## BEGIN PROVIDED DATA
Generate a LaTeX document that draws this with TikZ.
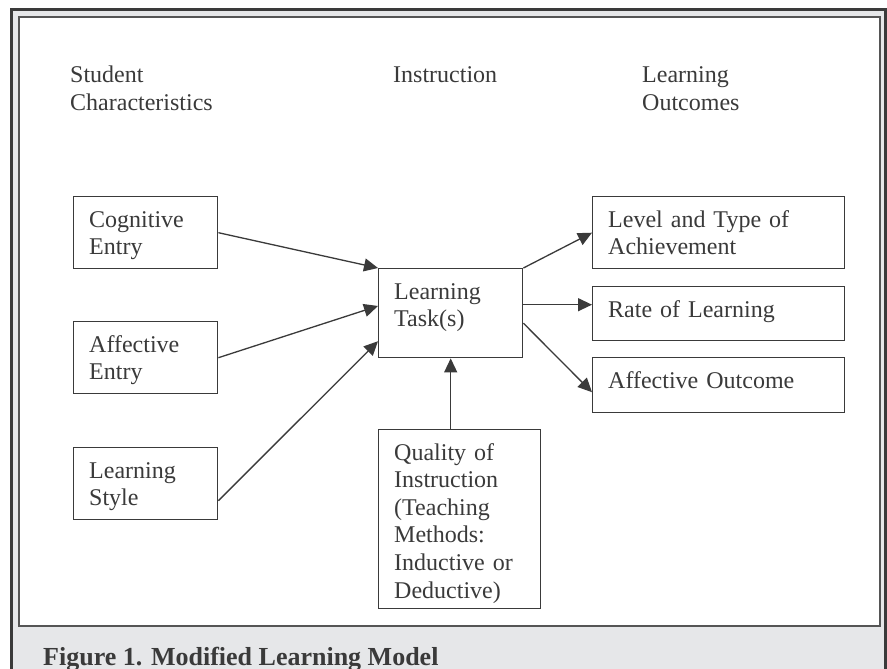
\documentclass[tikz,border=0pt]{standalone}
\usepackage{fontspec}
\setmainfont{Liberation Serif}
\usepackage{tikz}
\usetikzlibrary{positioning}
\usetikzlibrary{calc}
\usetikzlibrary{arrows.meta}
\definecolor{framegray}{HTML}{E6E7E9}
\definecolor{inkgray}{HTML}{3A3A3A}
\definecolor{edgegray}{HTML}{555555}
\tikzset{
	block/.style={
		draw=inkgray, line width=1.4pt, anchor=north west, inner sep=0pt, fill=white
	},
	block text/.style={
		anchor=base west, inner sep=0pt, align=left, text width=#1,
		font=\fontsize{24}{27.6}\selectfont, text=inkgray
	},
	block text/.default=230pt,
	link/.style={
		draw=inkgray, line width=1.3pt, -{Triangle[length=14pt,width=13pt]}
	}
}
% text sits at the top left of its box
\def\blocklabel#1#2{\node[block text, name=#1-text] at ($(#1.north west)+(16,31)$) {#2};}

\begin{document}
\begin{tikzpicture}[x=1pt, y=-1pt]
	\useasboundingbox (0,0) rectangle (887,669);
	\clip (0,0) rectangle (887,669);

	% frame and caption band
	\draw[draw=inkgray, line width=3pt, fill=framegray] (11,10) rectangle (885.5,700);
	\draw[edgegray, line width=2pt, fill=white] (19,17) rectangle (880,626);
	\node[anchor=base west, inner sep=0pt, text=inkgray, font=\fontsize{26}{30}\selectfont\bfseries] (caption) at (43,665) {Figure 1. Modified Learning Model};

	% column headings
	\node[block text] (head-student) at (70,83) {Student\\Characteristics};
	\node[block text] (head-instr) at (393,83) {Instruction};
	\node[block text] (head-outc) at (642,83) {Learning\\Outcomes};

	% student characteristics
	\foreach \name/\top/\txt in {cogn/196/{Cognitive\\Entry}, affe/321/{Affective\\Entry}, lstyle/447/{Learning\\Style}}{
		\node[block, minimum width=144pt, minimum height=72pt] (\name) at (73,\top) {};
		\blocklabel{\name}{\txt}
	}

	% instruction
	\node[block, minimum width=144pt, minimum height=89pt] (task) at (378,268) {};
	\blocklabel{task}{Learning\\Task(s)}
	\node[block, minimum width=162pt, minimum height=179pt] (qual) at (378,429) {};
	\blocklabel{qual}{Quality of\\Instruction\\(Teaching\\Methods:\\Inductive or\\Deductive)}

	% learning outcomes
	\node[block, minimum width=252pt, minimum height=72pt] (level) at (592,196) {};
	\blocklabel{level}{Level and Type of\\Achievement}
	\node[block, minimum width=252pt, minimum height=54pt] (rate) at (592,286) {};
	\blocklabel{rate}{Rate of Learning}
	\node[block, minimum width=252pt, minimum height=55pt] (outc) at (592,357) {};
	\blocklabel{outc}{Affective Outcome}

	% links
	\coordinate (rate-in) at ([yshift=9pt]rate.west);
	\draw[link] (cogn.east) -- (task.north west);
	\draw[link] (affe.east) -- ($(task.north west)!0.42!(task.south west)$);
	\draw[link] ([yshift=-17pt]lstyle.east) -- ($(task.north west)!0.81!(task.south west)$);
	\draw[link] (qual.north -| task.south) -- (task.south);
	\draw[link] (task.north east) -- (level.west);
	\draw[link] (task.east |- rate-in) -- (rate-in);
	\draw[link] ([yshift=-10pt]task.east) -- ([yshift=-7pt]outc.west);
\end{tikzpicture}
\end{document}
## END PROVIDED DATA
# TASK TO CARRY OUT
Output the lines above in full and exactly as given, omitting any pictures.

# REPLY
Generate a LaTeX document that draws this with TikZ.
\documentclass[tikz,border=0pt]{standalone}
\usepackage{fontspec}
\setmainfont{Liberation Serif}
\usepackage{tikz}
\usetikzlibrary{positioning}
\usetikzlibrary{calc}
\usetikzlibrary{arrows.meta}
\definecolor{framegray}{HTML}{E6E7E9}
\definecolor{inkgray}{HTML}{3A3A3A}
\definecolor{edgegray}{HTML}{555555}
\tikzset{
	block/.style={
		draw=inkgray, line width=1.4pt, anchor=north west, inner sep=0pt, fill=white
	},
	block text/.style={
		anchor=base west, inner sep=0pt, align=left, text width=#1,
		font=\fontsize{24}{27.6}\selectfont, text=inkgray
	},
	block text/.default=230pt,
	link/.style={
		draw=inkgray, line width=1.3pt, -{Triangle[length=14pt,width=13pt]}
	}
}
% text sits at the top left of its box
\def\blocklabel#1#2{\node[block text, name=#1-text] at ($(#1.north west)+(16,31)$) {#2};}

\begin{document}
\begin{tikzpicture}[x=1pt, y=-1pt]
	\useasboundingbox (0,0) rectangle (887,669);
	\clip (0,0) rectangle (887,669);

	% frame and caption band
	\draw[draw=inkgray, line width=3pt, fill=framegray] (11,10) rectangle (885.5,700);
	\draw[edgegray, line width=2pt, fill=white] (19,17) rectangle (880,626);
	\node[anchor=base west, inner sep=0pt, text=inkgray, font=\fontsize{26}{30}\selectfont\bfseries] (caption) at (43,665) {Figure 1. Modified Learning Model};

	% column headings
	\node[block text] (head-student) at (70,83) {Student\\Characteristics};
	\node[block text] (head-instr) at (393,83) {Instruction};
	\node[block text] (head-outc) at (642,83) {Learning\\Outcomes};

	% student characteristics
	\foreach \name/\top/\txt in {cogn/196/{Cognitive\\Entry}, affe/321/{Affective\\Entry}, lstyle/447/{Learning\\Style}}{
		\node[block, minimum width=144pt, minimum height=72pt] (\name) at (73,\top) {};
		\blocklabel{\name}{\txt}
	}

	% instruction
	\node[block, minimum width=144pt, minimum height=89pt] (task) at (378,268) {};
	\blocklabel{task}{Learning\\Task(s)}
	\node[block, minimum width=162pt, minimum height=179pt] (qual) at (378,429) {};
	\blocklabel{qual}{Quality of\\Instruction\\(Teaching\\Methods:\\Inductive or\\Deductive)}

	% learning outcomes
	\node[block, minimum width=252pt, minimum height=72pt] (level) at (592,196) {};
	\blocklabel{level}{Level and Type of\\Achievement}
	\node[block, minimum width=252pt, minimum height=54pt] (rate) at (592,286) {};
	\blocklabel{rate}{Rate of Learning}
	\node[block, minimum width=252pt, minimum height=55pt] (outc) at (592,357) {};
	\blocklabel{outc}{Affective Outcome}

	% links
	\coordinate (rate-in) at ([yshift=9pt]rate.west);
	\draw[link] (cogn.east) -- (task.north west);
	\draw[link] (affe.east) -- ($(task.north west)!0.42!(task.south west)$);
	\draw[link] ([yshift=-17pt]lstyle.east) -- ($(task.north west)!0.81!(task.south west)$);
	\draw[link] (qual.north -| task.south) -- (task.south);
	\draw[link] (task.north east) -- (level.west);
	\draw[link] (task.east |- rate-in) -- (rate-in);
	\draw[link] ([yshift=-10pt]task.east) -- ([yshift=-7pt]outc.west);
\end{tikzpicture}
\end{document}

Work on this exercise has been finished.